1946: Die Kongresshalle bekam nach Ende des Krieges eine ganz andere Nutzung und stand als "Jubilee Hall" mehrere Jahre für amerikanisches Varieté und Sport zu Verfügung. Ab 1946 spielten die Münchner Philharmoniker dort. Das Publikum goutierte die Akustik jedoch nur mäßig. Eine Debatte, die München erhalten geblieben ist.
1985: Neben dem Klassik-Publikum war auch Pop an der Ludwigsbrücke zu Gast: Jimi Hendrix, Sammy Davis Jr. und The Who begeisterten ein etwas jüngeres und auch wilderes Publikum. 1985 wurde nur wenige Gehminuten weiter der Gasteig eröffnet. München hatte eine neue Akustik-Diskussion und die Kongresshalle keine Funktion als Konzerthalle mehr.
1989: 1989 wurde sie im Erbbaurecht an einen Privatinvestor verkauft und bekam nach einer Umgestaltung einen neuen Namen: „Forum der Technik“. 1992 wurde hier Deutschlands erstes Imax-Kino eröffnet. Gezeigt wurden Filme wie „New York – Eine Zeitreise“ oder „T-Rex“, den die Zuschauer dank blau-roter Pappbrillen in 3D genießen konnten. Was am Anfang gut funktionierte, weshalb auch in anderen Städten wie Speyer und Bochum Imax-Kinos hochgezogen wurden.

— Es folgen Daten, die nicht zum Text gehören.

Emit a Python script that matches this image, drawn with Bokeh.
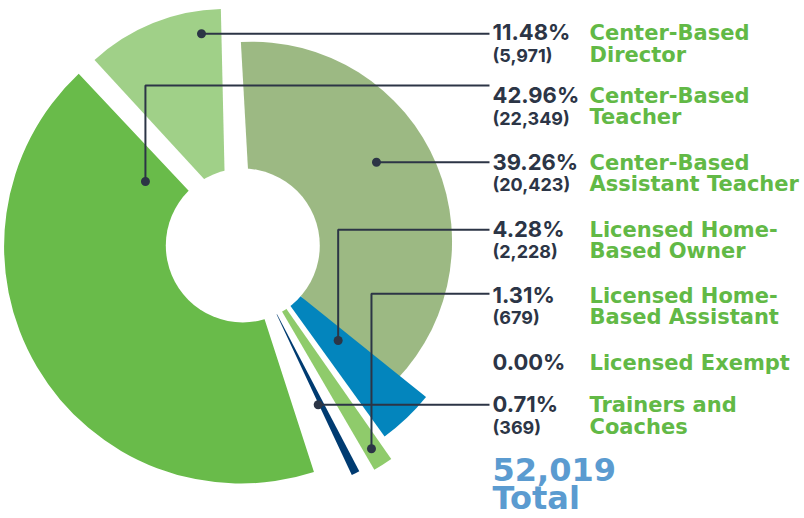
import math
from bokeh.plotting import figure
from bokeh.models import Range1d
from bokeh.core.properties import value
from bokeh.embed import file_html
from bokeh.resources import INLINE

# ---------------- data ----------------
categories = ["Center-Based Director", "Center-Based Teacher", "Center-Based Assistant Teacher",
              "Licensed Home-Based Owner", "Licensed Home-Based Assistant", "Licensed Exempt",
              "Trainers and Coaches"]
label_lines = [["Center-Based", "Director"], ["Center-Based", "Teacher"],
               ["Center-Based", "Assistant Teacher"], ["Licensed Home-", "Based Owner"],
               ["Licensed Home-", "Based Assistant"], ["Licensed Exempt"],
               ["Trainers and", "Coaches"]]
counts = [5971, 22349, 20423, 2228, 679, 0, 369]
total_count = 52019
total_word = "Total"

# ---------------- style / layout ----------------
colors = ["#a0d088", "#69bb4a", "#9cb983", "#0385bd", "#8fcb6b", "#8fcb6b", "#003b71"]
draw_order = [2, 3, 4, 5, 6, 1, 0]          # clockwise from the top
first_start_cw = 356.8                       # degrees, clockwise from 12 o'clock
gap_before = {3: -9.35, 4: 0.84, 5: 0.0, 6: 2.62, 1: 7.17, 0: 0.62}
explode = [47, 2, 10, 25, 15, 0, 66]         # px along the slice bisector
outer_r = [193, 237, 200, 213, 245, 0, 188]
hole_r = 77
W, H = 804, 518
CX, CY_SCREEN = 242.3, 245.0
BASE_FIX = 0.38                              # em correction for the text baseline


def ys(y_screen):
    return H - y_screen


def ty(y_screen, fs):
    return H - y_screen + BASE_FIX * fs


CY = ys(CY_SCREEN)

# leader anchors (polar around the centre) and the y of each row's leader line
anchor_angle = [348.96, 303.3, 58.07, 134.88, 147.67, None, 154.67]
anchor_r = [215.7, 116.5, 157.5, 134.6, 240.6, None, 176.2]
line_y = [33.3, 85.0, 161.7, 229.3, 293.3, None, 404.3]
line_end_x = 489
pct_x, label_x = 492, 589
row_base = [40, 102.7, 169.5, 236.5, 302.5, 370, 412]

DARK = "#2c3546"
GREEN = "#62b946"
BLUE_T = "#5b9bd0"
NUM_FONT = "Inter"
LBL_FONT = "DejaVu Sans"
FS_PCT, FS_CNT, FS_LBL, FS_TOT = 22, 18, 21, 32

p = figure(width=W, height=H, x_range=Range1d(0, W), y_range=Range1d(0, H),
           output_backend="svg", toolbar_location=None, min_border=0,
           x_axis_type=None, y_axis_type=None)
p.grid.visible = False
p.outline_line_color = None
p.background_fill_color = "white"
p.border_fill_color = "white"

# ---------------- slices ----------------
total = sum(counts)
cw = first_start_cw
for k, i in enumerate(draw_order):
    if k > 0:
        cw += gap_before[i]
    span = counts[i] / total * 360.0
    a1, a2 = cw, cw + span
    cw = a2
    if counts[i] == 0:
        continue
    mid = math.radians((a1 + a2) / 2)
    ax = CX + explode[i] * math.sin(mid)
    ay = CY + explode[i] * math.cos(mid)
    p.wedge(x=[ax], y=[ay], radius=outer_r[i],
            start_angle=math.radians(90 - a2), end_angle=math.radians(90 - a1),
            fill_color=colors[i], line_color=None)

# donut hole
p.circle(x=[CX], y=[CY], radius=hole_r, fill_color="white", line_color=None)

# ---------------- leader lines ----------------
xs_l, ys_l, dx, dy = [], [], [], []
for i in range(len(counts)):
    if anchor_angle[i] is None:
        continue
    t = math.radians(anchor_angle[i])
    px = CX + anchor_r[i] * math.sin(t)
    py = CY + anchor_r[i] * math.cos(t)
    ly = ys(line_y[i])
    xs_l.append([px, px, line_end_x])
    ys_l.append([py, ly, ly])
    dx.append(px)
    dy.append(py)
p.multi_line(xs=xs_l, ys=ys_l, line_color=DARK, line_width=2)
p.scatter(x=dx, y=dy, size=9, fill_color=DARK, line_color=None)

# ---------------- texts ----------------
pct_txt = [f"{c / total_count * 100:.2f}%" for c in counts]
cnt_txt = [f"({c:,})" if c > 0 else "" for c in counts]

p.text(x=[pct_x] * len(counts), y=[ty(b, FS_PCT) for b in row_base], text=pct_txt,
       text_font=value(NUM_FONT), text_font_style="bold", text_font_size=value(f"{FS_PCT}px"),
       text_color=DARK, text_baseline="alphabetic", text_align="left")
cx_, cy_, ct_ = [], [], []
for i, c in enumerate(cnt_txt):
    if c:
        cx_.append(pct_x)
        cy_.append(ty(row_base[i] + 21.8, FS_CNT))
        ct_.append(c)
p.text(x=cx_, y=cy_, text=ct_, text_font=value(NUM_FONT), text_font_style="bold",
       text_font_size=value(f"{FS_CNT}px"), text_color=DARK, text_baseline="alphabetic",
       text_align="left")
lx, ly_, lt = [], [], []
for i, lines in enumerate(label_lines):
    for j, s in enumerate(lines):
        lx.append(label_x)
        ly_.append(ty(row_base[i] + 0.5 + 21.5 * j, FS_LBL))
        lt.append(s)
p.text(x=lx, y=ly_, text=lt, text_font=value(LBL_FONT), text_font_style="bold",
       text_font_size=value(f"{FS_LBL}px"), text_color=GREEN, text_baseline="alphabetic",
       text_align="left")
p.text(x=[pct_x, pct_x], y=[ty(481.3, FS_TOT), ty(510, FS_TOT)],
       text=[f"{total_count:,}", total_word],
       text_font=value(LBL_FONT), text_font_style="bold", text_font_size=value(f"{FS_TOT}px"),
       text_color=BLUE_T, text_baseline="alphabetic", text_align="left")

open("out.html", "w").write(file_html(p, INLINE))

2005: In München sollte durch den Erfolg die Querfinanzierung des ebenfalls im Gebäude untergebrachten Planetariums gelingen. Dieses einzurichten war Teil des Vertrags zwischen Investor und dem Museum. Eine Rechnung, die aber nur wenige Jahre aufging. 2005 ging Imax insolvent, das Planetarium machte dicht. 2010 war es auch mit den drei Kinosäalen vorbei, die inzwischen als Forumkinos nicht nur 3D, sondern auch andere Filme zeigten.
2012: Das Deutsche Museum kaufte das Gebäude zurück, für drei Millionen Euro. Dann folgte Leerstand, der mit der Konzertsaal-Hängepartie zu erklären ist: Denn das Gebäude an der Ludwigsbrücke war lange als Spielort im Gespräch. Der damalige Wissenschaftsminister Wolfgang Heubisch (FDP) war ein großer Fürsprecher davon. 2012 kamen die Pläne wegen Widerstands aus dem Kuratorium des Deutschen Museums jedoch ins Stocken. Dann wurde der Konzertsaal ohnehin im Werksviertel geplant.
2016: 2016 verkündete das Deutsche Museum, den Kongresssaal umbauen zu wollen, 2017 zog der Blitz-Club plus Biergarten ein. Nun, 2022, ist auch der wissenschaftliche Teil des Gebäudes fertig.